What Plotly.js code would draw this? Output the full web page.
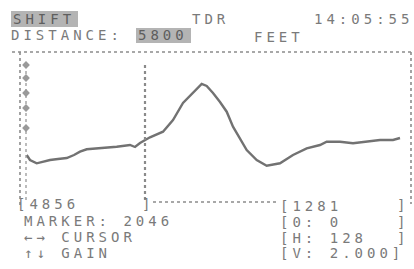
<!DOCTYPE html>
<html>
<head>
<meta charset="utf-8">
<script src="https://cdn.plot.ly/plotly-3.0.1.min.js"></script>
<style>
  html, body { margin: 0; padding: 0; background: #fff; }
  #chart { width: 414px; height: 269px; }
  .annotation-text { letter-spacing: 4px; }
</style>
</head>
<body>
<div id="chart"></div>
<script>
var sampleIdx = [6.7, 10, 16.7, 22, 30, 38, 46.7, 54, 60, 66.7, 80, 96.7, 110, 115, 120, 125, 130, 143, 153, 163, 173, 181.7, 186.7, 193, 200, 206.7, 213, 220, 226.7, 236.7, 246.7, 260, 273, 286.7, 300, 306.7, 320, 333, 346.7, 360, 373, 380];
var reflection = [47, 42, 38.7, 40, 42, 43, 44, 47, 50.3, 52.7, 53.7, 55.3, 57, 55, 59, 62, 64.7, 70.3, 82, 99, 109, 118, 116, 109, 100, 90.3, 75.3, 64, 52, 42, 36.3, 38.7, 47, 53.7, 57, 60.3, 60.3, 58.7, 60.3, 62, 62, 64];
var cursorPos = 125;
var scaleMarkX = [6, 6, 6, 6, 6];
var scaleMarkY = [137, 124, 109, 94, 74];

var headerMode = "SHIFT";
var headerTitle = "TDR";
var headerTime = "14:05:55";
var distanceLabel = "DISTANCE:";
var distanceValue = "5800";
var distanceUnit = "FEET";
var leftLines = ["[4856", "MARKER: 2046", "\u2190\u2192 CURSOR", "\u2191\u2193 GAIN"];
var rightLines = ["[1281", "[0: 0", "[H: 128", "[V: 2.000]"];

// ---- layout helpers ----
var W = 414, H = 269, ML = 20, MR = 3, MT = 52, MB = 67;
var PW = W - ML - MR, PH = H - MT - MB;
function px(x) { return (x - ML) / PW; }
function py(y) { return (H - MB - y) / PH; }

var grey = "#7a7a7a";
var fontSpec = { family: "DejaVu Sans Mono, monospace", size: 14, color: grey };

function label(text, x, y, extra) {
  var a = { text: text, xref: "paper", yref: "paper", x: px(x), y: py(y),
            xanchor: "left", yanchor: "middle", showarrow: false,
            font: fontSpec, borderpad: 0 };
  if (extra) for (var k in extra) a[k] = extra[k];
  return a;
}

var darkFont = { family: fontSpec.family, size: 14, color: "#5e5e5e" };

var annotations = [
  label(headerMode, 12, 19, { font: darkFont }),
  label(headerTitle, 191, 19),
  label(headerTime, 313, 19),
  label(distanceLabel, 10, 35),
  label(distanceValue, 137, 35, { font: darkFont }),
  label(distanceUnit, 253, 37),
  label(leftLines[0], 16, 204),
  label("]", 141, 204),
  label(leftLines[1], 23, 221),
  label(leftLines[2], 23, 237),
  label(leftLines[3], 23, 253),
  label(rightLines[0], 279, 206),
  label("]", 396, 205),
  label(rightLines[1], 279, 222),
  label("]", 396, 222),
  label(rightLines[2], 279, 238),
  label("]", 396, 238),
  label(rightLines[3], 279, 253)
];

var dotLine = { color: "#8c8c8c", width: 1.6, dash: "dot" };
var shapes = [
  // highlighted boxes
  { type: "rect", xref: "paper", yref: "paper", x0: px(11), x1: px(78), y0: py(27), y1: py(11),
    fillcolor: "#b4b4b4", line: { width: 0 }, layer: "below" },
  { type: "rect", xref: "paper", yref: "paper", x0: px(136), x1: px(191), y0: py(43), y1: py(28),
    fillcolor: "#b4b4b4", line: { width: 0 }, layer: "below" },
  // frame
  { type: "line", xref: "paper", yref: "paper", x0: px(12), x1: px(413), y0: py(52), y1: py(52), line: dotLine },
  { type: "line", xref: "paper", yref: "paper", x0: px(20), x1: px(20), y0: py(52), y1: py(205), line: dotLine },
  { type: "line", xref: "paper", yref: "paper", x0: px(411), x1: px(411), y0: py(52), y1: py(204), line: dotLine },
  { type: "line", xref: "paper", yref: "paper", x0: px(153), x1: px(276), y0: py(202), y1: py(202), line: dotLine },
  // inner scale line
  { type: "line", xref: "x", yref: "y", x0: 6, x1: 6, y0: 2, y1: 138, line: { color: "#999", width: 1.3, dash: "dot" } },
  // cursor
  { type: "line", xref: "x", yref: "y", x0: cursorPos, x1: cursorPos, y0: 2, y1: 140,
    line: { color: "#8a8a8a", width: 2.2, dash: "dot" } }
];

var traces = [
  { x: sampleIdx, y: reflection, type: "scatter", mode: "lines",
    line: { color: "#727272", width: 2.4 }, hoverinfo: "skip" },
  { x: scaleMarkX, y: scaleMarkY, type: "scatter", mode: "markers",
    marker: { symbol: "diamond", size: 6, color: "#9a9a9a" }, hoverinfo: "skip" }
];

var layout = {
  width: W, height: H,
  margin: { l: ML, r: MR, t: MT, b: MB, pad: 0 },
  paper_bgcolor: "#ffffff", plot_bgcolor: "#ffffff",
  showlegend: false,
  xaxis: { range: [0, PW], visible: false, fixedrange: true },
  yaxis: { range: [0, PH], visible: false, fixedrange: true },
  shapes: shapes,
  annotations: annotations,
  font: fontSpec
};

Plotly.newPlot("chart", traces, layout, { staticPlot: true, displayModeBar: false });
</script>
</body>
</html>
=-=-=-=-=
Given problem: Quote every line word for word and keep the images out of the copy.

Response below:
What Plotly.js code would draw this? Output the full web page.
<!DOCTYPE html>
<html>
<head>
<meta charset="utf-8">
<script src="https://cdn.plot.ly/plotly-3.0.1.min.js"></script>
<style>
  html, body { margin: 0; padding: 0; background: #fff; }
  #chart { width: 414px; height: 269px; }
  .annotation-text { letter-spacing: 4px; }
</style>
</head>
<body>
<div id="chart"></div>
<script>
var sampleIdx = [6.7, 10, 16.7, 22, 30, 38, 46.7, 54, 60, 66.7, 80, 96.7, 110, 115, 120, 125, 130, 143, 153, 163, 173, 181.7, 186.7, 193, 200, 206.7, 213, 220, 226.7, 236.7, 246.7, 260, 273, 286.7, 300, 306.7, 320, 333, 346.7, 360, 373, 380];
var reflection = [47, 42, 38.7, 40, 42, 43, 44, 47, 50.3, 52.7, 53.7, 55.3, 57, 55, 59, 62, 64.7, 70.3, 82, 99, 109, 118, 116, 109, 100, 90.3, 75.3, 64, 52, 42, 36.3, 38.7, 47, 53.7, 57, 60.3, 60.3, 58.7, 60.3, 62, 62, 64];
var cursorPos = 125;
var scaleMarkX = [6, 6, 6, 6, 6];
var scaleMarkY = [137, 124, 109, 94, 74];

var headerMode = "SHIFT";
var headerTitle = "TDR";
var headerTime = "14:05:55";
var distanceLabel = "DISTANCE:";
var distanceValue = "5800";
var distanceUnit = "FEET";
var leftLines = ["[4856", "MARKER: 2046", "\u2190\u2192 CURSOR", "\u2191\u2193 GAIN"];
var rightLines = ["[1281", "[0: 0", "[H: 128", "[V: 2.000]"];

// ---- layout helpers ----
var W = 414, H = 269, ML = 20, MR = 3, MT = 52, MB = 67;
var PW = W - ML - MR, PH = H - MT - MB;
function px(x) { return (x - ML) / PW; }
function py(y) { return (H - MB - y) / PH; }

var grey = "#7a7a7a";
var fontSpec = { family: "DejaVu Sans Mono, monospace", size: 14, color: grey };

function label(text, x, y, extra) {
  var a = { text: text, xref: "paper", yref: "paper", x: px(x), y: py(y),
            xanchor: "left", yanchor: "middle", showarrow: false,
            font: fontSpec, borderpad: 0 };
  if (extra) for (var k in extra) a[k] = extra[k];
  return a;
}

var darkFont = { family: fontSpec.family, size: 14, color: "#5e5e5e" };

var annotations = [
  label(headerMode, 12, 19, { font: darkFont }),
  label(headerTitle, 191, 19),
  label(headerTime, 313, 19),
  label(distanceLabel, 10, 35),
  label(distanceValue, 137, 35, { font: darkFont }),
  label(distanceUnit, 253, 37),
  label(leftLines[0], 16, 204),
  label("]", 141, 204),
  label(leftLines[1], 23, 221),
  label(leftLines[2], 23, 237),
  label(leftLines[3], 23, 253),
  label(rightLines[0], 279, 206),
  label("]", 396, 205),
  label(rightLines[1], 279, 222),
  label("]", 396, 222),
  label(rightLines[2], 279, 238),
  label("]", 396, 238),
  label(rightLines[3], 279, 253)
];

var dotLine = { color: "#8c8c8c", width: 1.6, dash: "dot" };
var shapes = [
  // highlighted boxes
  { type: "rect", xref: "paper", yref: "paper", x0: px(11), x1: px(78), y0: py(27), y1: py(11),
    fillcolor: "#b4b4b4", line: { width: 0 }, layer: "below" },
  { type: "rect", xref: "paper", yref: "paper", x0: px(136), x1: px(191), y0: py(43), y1: py(28),
    fillcolor: "#b4b4b4", line: { width: 0 }, layer: "below" },
  // frame
  { type: "line", xref: "paper", yref: "paper", x0: px(12), x1: px(413), y0: py(52), y1: py(52), line: dotLine },
  { type: "line", xref: "paper", yref: "paper", x0: px(20), x1: px(20), y0: py(52), y1: py(205), line: dotLine },
  { type: "line", xref: "paper", yref: "paper", x0: px(411), x1: px(411), y0: py(52), y1: py(204), line: dotLine },
  { type: "line", xref: "paper", yref: "paper", x0: px(153), x1: px(276), y0: py(202), y1: py(202), line: dotLine },
  // inner scale line
  { type: "line", xref: "x", yref: "y", x0: 6, x1: 6, y0: 2, y1: 138, line: { color: "#999", width: 1.3, dash: "dot" } },
  // cursor
  { type: "line", xref: "x", yref: "y", x0: cursorPos, x1: cursorPos, y0: 2, y1: 140,
    line: { color: "#8a8a8a", width: 2.2, dash: "dot" } }
];

var traces = [
  { x: sampleIdx, y: reflection, type: "scatter", mode: "lines",
    line: { color: "#727272", width: 2.4 }, hoverinfo: "skip" },
  { x: scaleMarkX, y: scaleMarkY, type: "scatter", mode: "markers",
    marker: { symbol: "diamond", size: 6, color: "#9a9a9a" }, hoverinfo: "skip" }
];

var layout = {
  width: W, height: H,
  margin: { l: ML, r: MR, t: MT, b: MB, pad: 0 },
  paper_bgcolor: "#ffffff", plot_bgcolor: "#ffffff",
  showlegend: false,
  xaxis: { range: [0, PW], visible: false, fixedrange: true },
  yaxis: { range: [0, PH], visible: false, fixedrange: true },
  shapes: shapes,
  annotations: annotations,
  font: fontSpec
};

Plotly.newPlot("chart", traces, layout, { staticPlot: true, displayModeBar: false });
</script>
</body>
</html>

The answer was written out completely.